For once, Wall Street did not dance to the tune of zigzagging oil prices this week.
Instead, tame inflation data, some good earnings results and a slew of big acquisitions helped energise investors and flame hopes of a year-end rally.
After a quiet start, Wall Street roared back to life on Thursday, with the Nasdaq Composite index hitting a four-year high, while the Dow Jones Industrial Average and the S&P 500 both broke through resistance levels at 10,700 and 1,240 respectively.
The run continued on Friday, with the main indices closing higher after making a late surge.
The Dow closed up 46.11 points, or 0.4 per cent, at 10,766.33 while the broader S&P 500 gained 5.47 points, or 0.4 per cent to 1,248.27 - a 4½ year high. The Nasdaq continued its run, advancing 6.61 points, or 0.3 per cent to 2,227.07.

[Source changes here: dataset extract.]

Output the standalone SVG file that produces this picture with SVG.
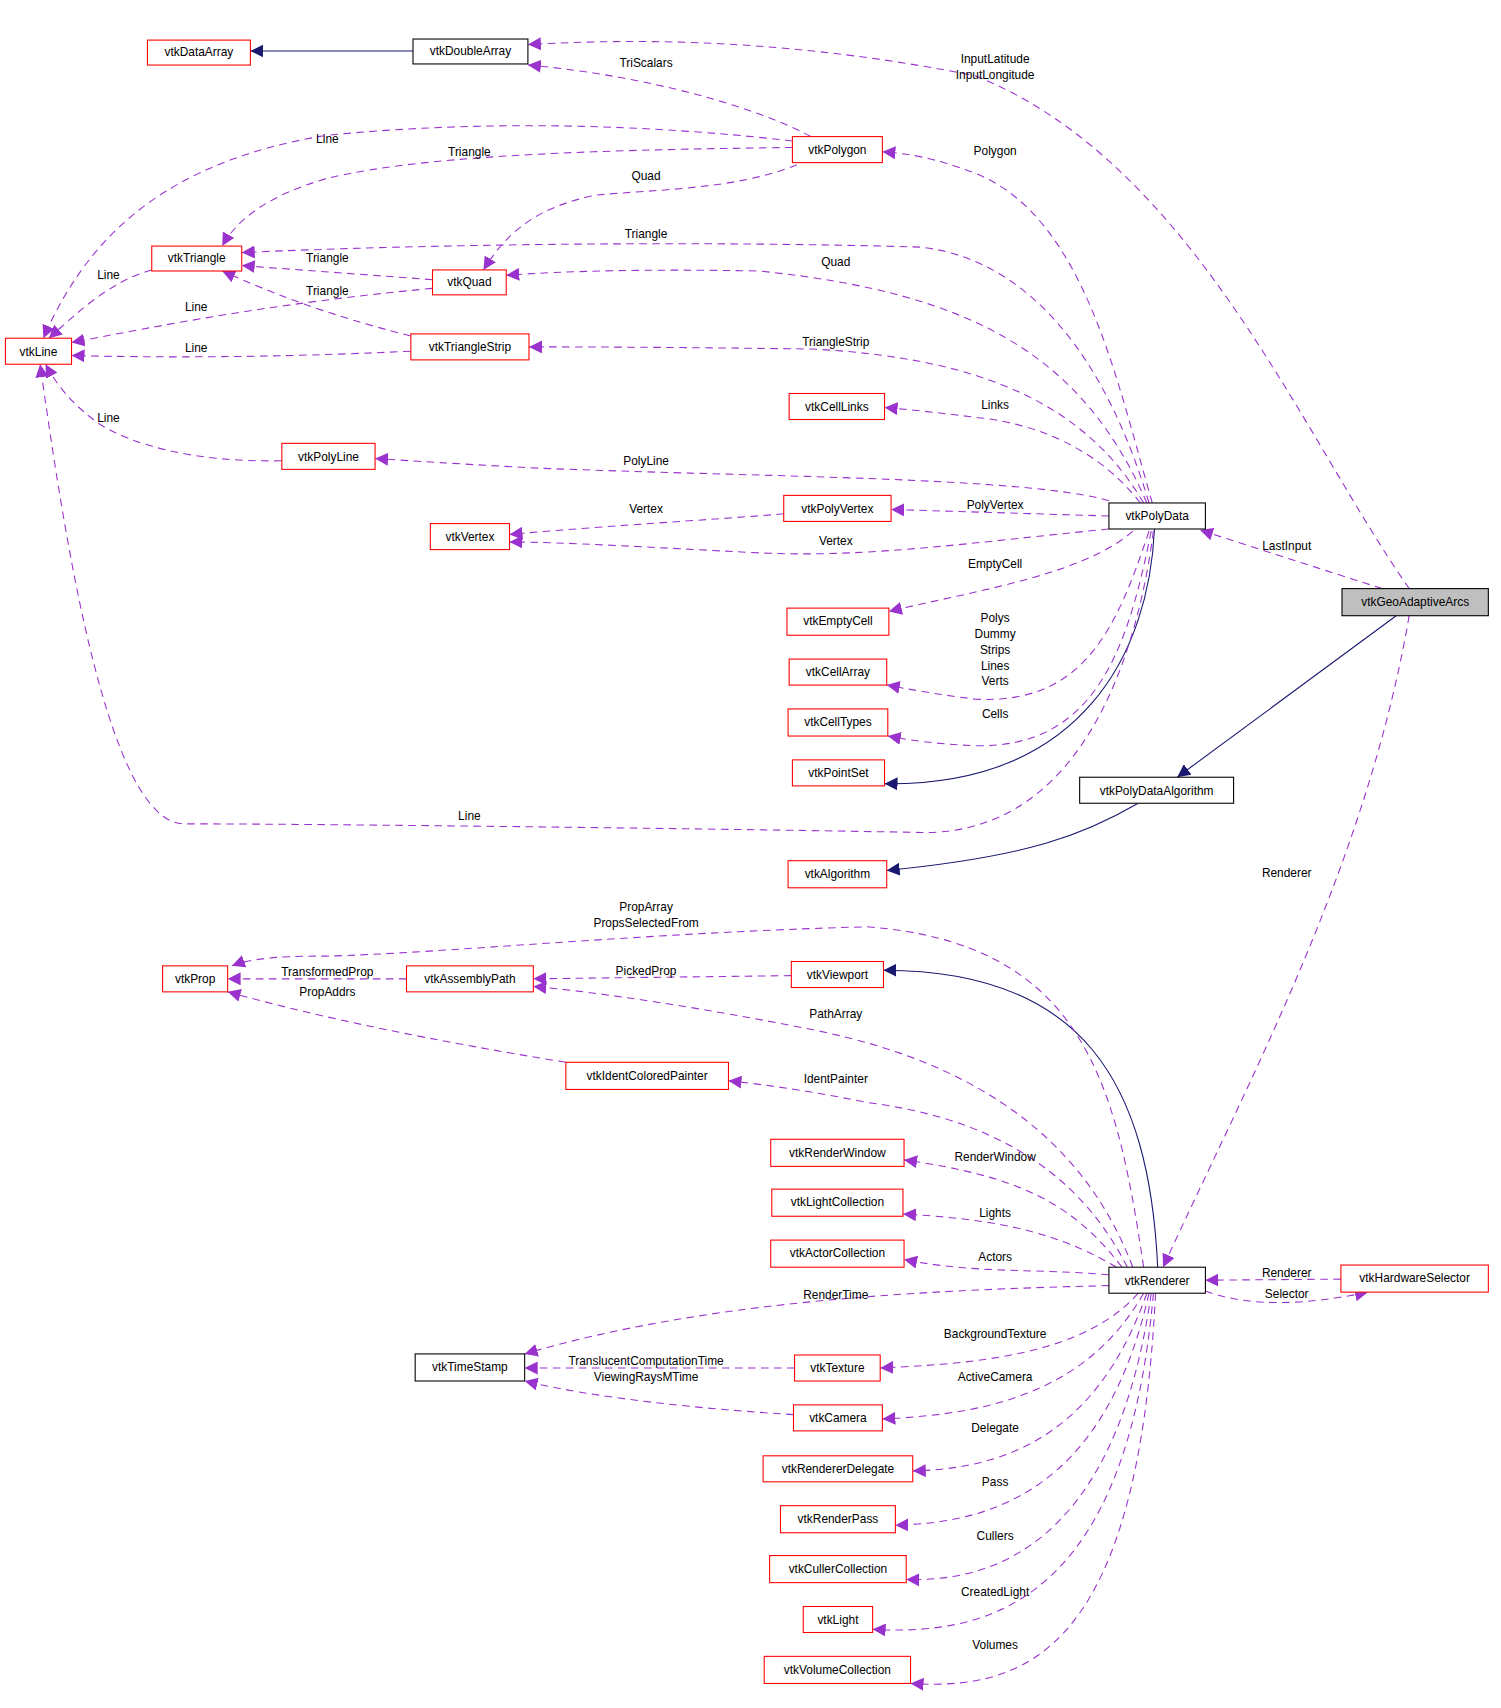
<svg xmlns="http://www.w3.org/2000/svg" width="1501" height="1708" viewBox="0 0 1501 1708">
<defs>
<marker id="ap" viewBox="0 0 10 10" refX="10" refY="5" markerWidth="12" markerHeight="12" markerUnits="userSpaceOnUse" orient="auto"><path d="M0,0L10,5L0,10z" fill="#9a32cd"/></marker>
<marker id="an" viewBox="0 0 10 10" refX="10" refY="5" markerWidth="12" markerHeight="12" markerUnits="userSpaceOnUse" orient="auto"><path d="M0,0L10,5L0,10z" fill="#191970"/></marker>
</defs>
<style>
text{font-family:"Liberation Sans",Arial,sans-serif;font-size:11px;fill:#000;text-anchor:middle}
.n rect{fill:#fff;stroke:#ff0000;stroke-width:1}
.n.b rect{stroke:#000}
.n.g rect{fill:#bfbfbf;stroke:#000}
.d{fill:none;stroke:#9a32cd;stroke-width:1;stroke-dasharray:7,5;marker-end:url(#ap)}
.i{fill:none;stroke:#191970;stroke-width:1;marker-end:url(#an)}
</style>
<rect width="1501" height="1708" fill="#fff"/>
<g transform="scale(1.084)">
<g id="edges">
<path class="i" d="M381,47L231,47"/>
<path class="i" d="M1065,488C1060,600 1000,725 816,723"/>
<path class="i" d="M1288,568L1086,717"/>
<path class="i" d="M1050,741C1000,770 950,790 818,803"/>
<path class="i" d="M1068,1169C1060,1000 1000,895 815,895"/>
<path class="d" d="M1300,543C1200,400 1100,150 900,70C700,30 550,38 487,41"/>
<path class="d" d="M1275,543L1107,489"/>
<path class="d" d="M1300,568C1260,800 1150,1000 1073,1169"/>
<path class="d" d="M748,126C700,100 600,70 487,60"/>
<path class="d" d="M731,130C600,115 450,110 300,125C150,150 80,220 40,312"/>
<path class="d" d="M731,136C600,138 400,140 300,165C250,180 220,200 205,227"/>
<path class="d" d="M735,152C680,175 600,175 550,180C500,190 470,210 446,249"/>
<path class="d" d="M1063,464C1030,350 1000,200 900,160C860,145 840,142 814,140"/>
<path class="d" d="M1060,464C1020,330 950,240 850,228C650,222 400,225 223,233"/>
<path class="d" d="M1058,464C1000,330 900,270 700,250C600,248 520,250 467,254"/>
<path class="d" d="M399,258L223,245"/>
<path class="d" d="M399,266C250,280 150,300 66,316"/>
<path class="d" d="M379,310C300,290 250,270 205,250"/>
<path class="d" d="M379,324C250,330 150,330 66,328"/>
<path class="d" d="M140,249C100,260 70,290 45,312"/>
<path class="d" d="M1055,464C1000,370 900,330 750,322C600,320 520,320 488,320"/>
<path class="d" d="M1052,464C1010,410 950,390 900,385C860,380 840,378 816,376"/>
<path class="d" d="M260,425C180,427 120,410 90,390C70,375 55,360 42,336"/>
<path class="d" d="M1023,462C950,440 700,440 500,432C420,428 380,425 346,423"/>
<path class="d" d="M1023,476L822,470"/>
<path class="d" d="M723,474C650,480 560,485 470,493"/>
<path class="d" d="M1023,488C900,500 800,515 700,510C600,505 520,500 470,500"/>
<path class="d" d="M1045,490C1000,530 900,545 820,564"/>
<path class="d" d="M1060,490C1030,580 1000,650 900,645C860,640 840,636 818,632"/>
<path class="d" d="M1062,490C1040,600 1010,690 900,688C860,686 840,683 819,679"/>
<path class="d" d="M1064,490C1050,600 1000,770 850,768C700,765 300,760 170,760C100,760 60,500 37,336"/>
<path class="d" d="M1055,1169C1030,1000 1000,870 800,855C600,860 400,880 300,882C250,882 230,885 214,891"/>
<path class="d" d="M375,903L210,903"/>
<path class="d" d="M730,900L492,903"/>
<path class="d" d="M1045,1169C1000,1050 900,980 750,950C650,930 550,915 492,910"/>
<path class="d" d="M522,980C400,960 300,940 210,915"/>
<path class="d" d="M1040,1169C990,1070 900,1030 800,1017C740,1005 700,1000 672,997"/>
<path class="d" d="M1035,1169C990,1110 940,1085 834,1070"/>
<path class="d" d="M1030,1169C980,1140 930,1125 833,1120"/>
<path class="d" d="M1023,1176C950,1170 900,1175 834,1162"/>
<path class="d" d="M1023,1186C850,1190 650,1200 484,1249"/>
<path class="d" d="M733,1262L484,1262"/>
<path class="d" d="M732,1305C650,1300 550,1290 484,1274"/>
<path class="d" d="M1050,1193C1000,1250 900,1258 812,1262"/>
<path class="d" d="M1055,1193C1000,1290 900,1305 814,1309"/>
<path class="d" d="M1058,1193C1010,1330 920,1355 842,1357"/>
<path class="d" d="M1060,1193C1020,1370 920,1405 826,1407"/>
<path class="d" d="M1062,1193C1030,1420 920,1460 836,1457"/>
<path class="d" d="M1064,1193C1040,1470 920,1510 805,1503"/>
<path class="d" d="M1066,1193C1050,1520 950,1560 840,1553"/>
<path class="d" d="M1237,1180L1112,1181"/>
<path class="d" d="M1112,1191C1150,1205 1200,1205 1262,1192"/>
</g>
<g id="labels">
<text x="918" y="58">InputLatitude</text><text x="918" y="73">InputLongitude</text>
<text x="1187" y="507">LastInput</text>
<text x="1187" y="809">Renderer</text>
<text x="596" y="62">TriScalars</text>
<text x="302" y="132">Line</text>
<text x="433" y="144">Triangle</text>
<text x="596" y="166">Quad</text>
<text x="918" y="143">Polygon</text>
<text x="596" y="220">Triangle</text>
<text x="771" y="245">Quad</text>
<text x="302" y="242">Triangle</text>
<text x="181" y="287">Line</text>
<text x="302" y="272">Triangle</text>
<text x="181" y="325">Line</text>
<text x="100" y="257">Line</text>
<text x="771" y="319">TriangleStrip</text>
<text x="918" y="377">Links</text>
<text x="100" y="389">Line</text>
<text x="596" y="429">PolyLine</text>
<text x="918" y="470">PolyVertex</text>
<text x="596" y="473">Vertex</text>
<text x="771" y="503">Vertex</text>
<text x="918" y="524">EmptyCell</text>
<text x="918" y="574">Polys</text><text x="918" y="589">Dummy</text><text x="918" y="603">Strips</text><text x="918" y="618">Lines</text><text x="918" y="632">Verts</text>
<text x="918" y="662">Cells</text>
<text x="433" y="756">Line</text>
<text x="596" y="840">PropArray</text><text x="596" y="855">PropsSelectedFrom</text>
<text x="302" y="900">TransformedProp</text>
<text x="596" y="899">PickedProp</text>
<text x="302" y="919">PropAddrs</text>
<text x="771" y="939">PathArray</text>
<text x="771" y="999">IdentPainter</text>
<text x="918" y="1071">RenderWindow</text>
<text x="918" y="1123">Lights</text>
<text x="918" y="1163">Actors</text>
<text x="771" y="1198">RenderTime</text>
<text x="596" y="1259">TranslucentComputationTime</text>
<text x="596" y="1274">ViewingRaysMTime</text>
<text x="918" y="1234">BackgroundTexture</text>
<text x="918" y="1274">ActiveCamera</text>
<text x="918" y="1321">Delegate</text>
<text x="918" y="1371">Pass</text>
<text x="918" y="1421">Cullers</text>
<text x="918" y="1472">CreatedLight</text>
<text x="918" y="1521">Volumes</text>
<text x="1187" y="1178">Renderer</text>
<text x="1187" y="1197">Selector</text>
</g>
<g id="vtkDataArray" class="n"><rect x="136" y="37" width="95" height="23"/><text x="183.5" y="52">vtkDataArray</text></g>
<g id="vtkDoubleArray" class="n b"><rect x="381" y="36" width="106" height="23"/><text x="434" y="51">vtkDoubleArray</text></g>
<g id="vtkPolygon" class="n"><rect x="731" y="126" width="83" height="24"/><text x="772.5" y="142">vtkPolygon</text></g>
<g id="vtkTriangle" class="n"><rect x="140" y="227" width="83" height="23"/><text x="181.5" y="242">vtkTriangle</text></g>
<g id="vtkQuad" class="n"><rect x="399" y="249" width="68" height="23"/><text x="433" y="264">vtkQuad</text></g>
<g id="vtkLine" class="n"><rect x="5" y="312" width="61" height="24"/><text x="35.5" y="328">vtkLine</text></g>
<g id="vtkTriangleStrip" class="n"><rect x="379" y="308" width="109" height="24"/><text x="433.5" y="324">vtkTriangleStrip</text></g>
<g id="vtkCellLinks" class="n"><rect x="728" y="363" width="88" height="24"/><text x="772" y="379">vtkCellLinks</text></g>
<g id="vtkPolyLine" class="n"><rect x="260" y="409" width="86" height="24"/><text x="303" y="425">vtkPolyLine</text></g>
<g id="vtkPolyVertex" class="n"><rect x="723" y="457" width="99" height="24"/><text x="772.5" y="473">vtkPolyVertex</text></g>
<g id="vtkVertex" class="n"><rect x="397" y="483" width="73" height="24"/><text x="433.5" y="499">vtkVertex</text></g>
<g id="vtkPolyData" class="n b"><rect x="1023" y="464" width="89" height="24"/><text x="1067.5" y="480">vtkPolyData</text></g>
<g id="vtkGeoAdaptiveArcs" class="n g"><rect x="1238" y="543" width="135" height="25"/><text x="1305.5" y="559">vtkGeoAdaptiveArcs</text></g>
<g id="vtkEmptyCell" class="n"><rect x="726" y="561" width="94" height="25"/><text x="773" y="577">vtkEmptyCell</text></g>
<g id="vtkCellArray" class="n"><rect x="728" y="608" width="90" height="24"/><text x="773" y="624">vtkCellArray</text></g>
<g id="vtkCellTypes" class="n"><rect x="727" y="654" width="92" height="25"/><text x="773" y="670">vtkCellTypes</text></g>
<g id="vtkPointSet" class="n"><rect x="731" y="701" width="85" height="24"/><text x="773.5" y="717">vtkPointSet</text></g>
<g id="vtkPolyDataAlgorithm" class="n b"><rect x="996" y="717" width="142" height="24"/><text x="1067" y="733">vtkPolyDataAlgorithm</text></g>
<g id="vtkAlgorithm" class="n"><rect x="727" y="794" width="91" height="25"/><text x="772.5" y="810">vtkAlgorithm</text></g>
<g id="vtkProp" class="n"><rect x="150" y="891" width="60" height="24"/><text x="180" y="907">vtkProp</text></g>
<g id="vtkAssemblyPath" class="n"><rect x="375" y="891" width="117" height="24"/><text x="433.5" y="907">vtkAssemblyPath</text></g>
<g id="vtkViewport" class="n"><rect x="730" y="887" width="85" height="24"/><text x="772.5" y="903">vtkViewport</text></g>
<g id="vtkIdentColoredPainter" class="n"><rect x="522" y="980" width="150" height="25"/><text x="597" y="996">vtkIdentColoredPainter</text></g>
<g id="vtkRenderWindow" class="n"><rect x="711" y="1051" width="123" height="25"/><text x="772.5" y="1067">vtkRenderWindow</text></g>
<g id="vtkLightCollection" class="n"><rect x="712" y="1097" width="121" height="25"/><text x="772.5" y="1113">vtkLightCollection</text></g>
<g id="vtkActorCollection" class="n"><rect x="711" y="1144" width="123" height="25"/><text x="772.5" y="1160">vtkActorCollection</text></g>
<g id="vtkRenderer" class="n b"><rect x="1023" y="1169" width="89" height="24"/><text x="1067.5" y="1185">vtkRenderer</text></g>
<g id="vtkHardwareSelector" class="n"><rect x="1237" y="1167" width="136" height="25"/><text x="1305" y="1183">vtkHardwareSelector</text></g>
<g id="vtkTimeStamp" class="n b"><rect x="383" y="1249" width="101" height="25"/><text x="433.5" y="1265">vtkTimeStamp</text></g>
<g id="vtkTexture" class="n"><rect x="733" y="1250" width="79" height="24"/><text x="772.5" y="1266">vtkTexture</text></g>
<g id="vtkCamera" class="n"><rect x="732" y="1296" width="82" height="24"/><text x="773" y="1312">vtkCamera</text></g>
<g id="vtkRendererDelegate" class="n"><rect x="704" y="1343" width="138" height="24"/><text x="773" y="1359">vtkRendererDelegate</text></g>
<g id="vtkRenderPass" class="n"><rect x="720" y="1389" width="106" height="25"/><text x="773" y="1405">vtkRenderPass</text></g>
<g id="vtkCullerCollection" class="n"><rect x="710" y="1435" width="126" height="25"/><text x="773" y="1451">vtkCullerCollection</text></g>
<g id="vtkLight" class="n"><rect x="741" y="1482" width="64" height="24"/><text x="773" y="1498">vtkLight</text></g>
<g id="vtkVolumeCollection" class="n"><rect x="705" y="1528" width="135" height="25"/><text x="772.5" y="1544">vtkVolumeCollection</text></g>
</g>
</svg>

For the week, the Dow advanced 0.8 per cent as the S&P 500 and the Nasdaq put on 1.1 per cent a piece.
Som Dasgupta, head of equity at PNC Financial Services Group, said Thursday’s upswing and Friday’s consolidation of the gains were significant developments and suggested an undervaluation of the market.
“There is more of a chance of the market moving up now than down,” he said. “All signs are pointing to a stable market. Crude prices are lower, core consumer prices are down and merger and acquisition activity picked up sharply. Now we just need to see what type of support the indices can get at the new levels.”
The view was echoed by Christopher Johnson, director of quantitative analysis at Schaeffer’s, who took an equally cautious stance.
“The type of activity that we have seen this week is certainly conducive to a year-end rally but we still need to wait for a confirmation,” he said. “We can’t dismiss the inverted yield curve. Historically, when long-term bond yield falls behind short-term ones, it is a sign of a potential slowdown in the growth of the economy.”
Among the S&P 500 index groups, all but one were in the black, with energy shares, up 3 per cent, leading the charge, followed by materials, up 2.5 per cent and industrials, up 2.4 per cent.
Paper products featured in the week’s main merger and acquisition news, with Koch Industries’ $13.2bn bid for paper product maker Georgia-Pacific lifting the industry sub-index up 14.3 per cent. Georgia-Pacific’s shares surged 36.2 per cent on the week, while other paper and forest product stocks rose on speculation that Koch might be hunting for more acquisitions in the sector.
The Dow also got a lift from Johnson and Johnson’s revised $21.5bn takeover offer for Guidant, the heart device maker.
Guidant rose 5.9 per cent over the five sessions, while J&J ticked up 2.7 per cent as investors rewarded the company for ending the uncertainty that had surrounded the acquisition.
The deal-making continued on Friday, with Cisco Systems’ agreement to acquire cable-television technology company Scientific-Atlanta for approximately $6.9bn, or $43 a share. Cisco lost 2.7 per cent on the week, while Scientific-Atlanta put on 8.4 per cent.
General Electric also caused a stir on Friday after the conglomerate agreed to sell most of its insurance division to Swiss Re in an $8.5bn deal. Its shares extended its weekly gains by 3.2 per cent, buoyed by the company’s decision to raise its quarterly dividend 14 per cent and expanded its share buyback plan.
General Motors and the auto sector remained in focus. After slumping by as much as 22 per cent over seven sessions, the stock’s decline came to a halt on Thursday. However, shares are still off 1.8 per cent from last week
Its fortunes contrasted sharply with that of Google, which jumped above the $400 mark this week.
The stock has risen more than 300 per cent since it went public in August 2004. It rose 2.5 per cent this week.
Meanwhile, retailers failed to provide the spark many were expecting. Although Wal-Mart and Lowes kicked off the week with strong quarterly figures, the retail sector was off 0.1 per cent on the week, dragged down by losses in Target, down 6 per cent for the week.
On the earnings front, computer maker Hewlett-Packard, rose 3.1 per cent on the week, after seeing better-than-expected earnings. Fiscal fourth-quarter sales was up 7 per cent, but net earnings fell 62 per cent because of a one-off $1.1bn restructuring charge.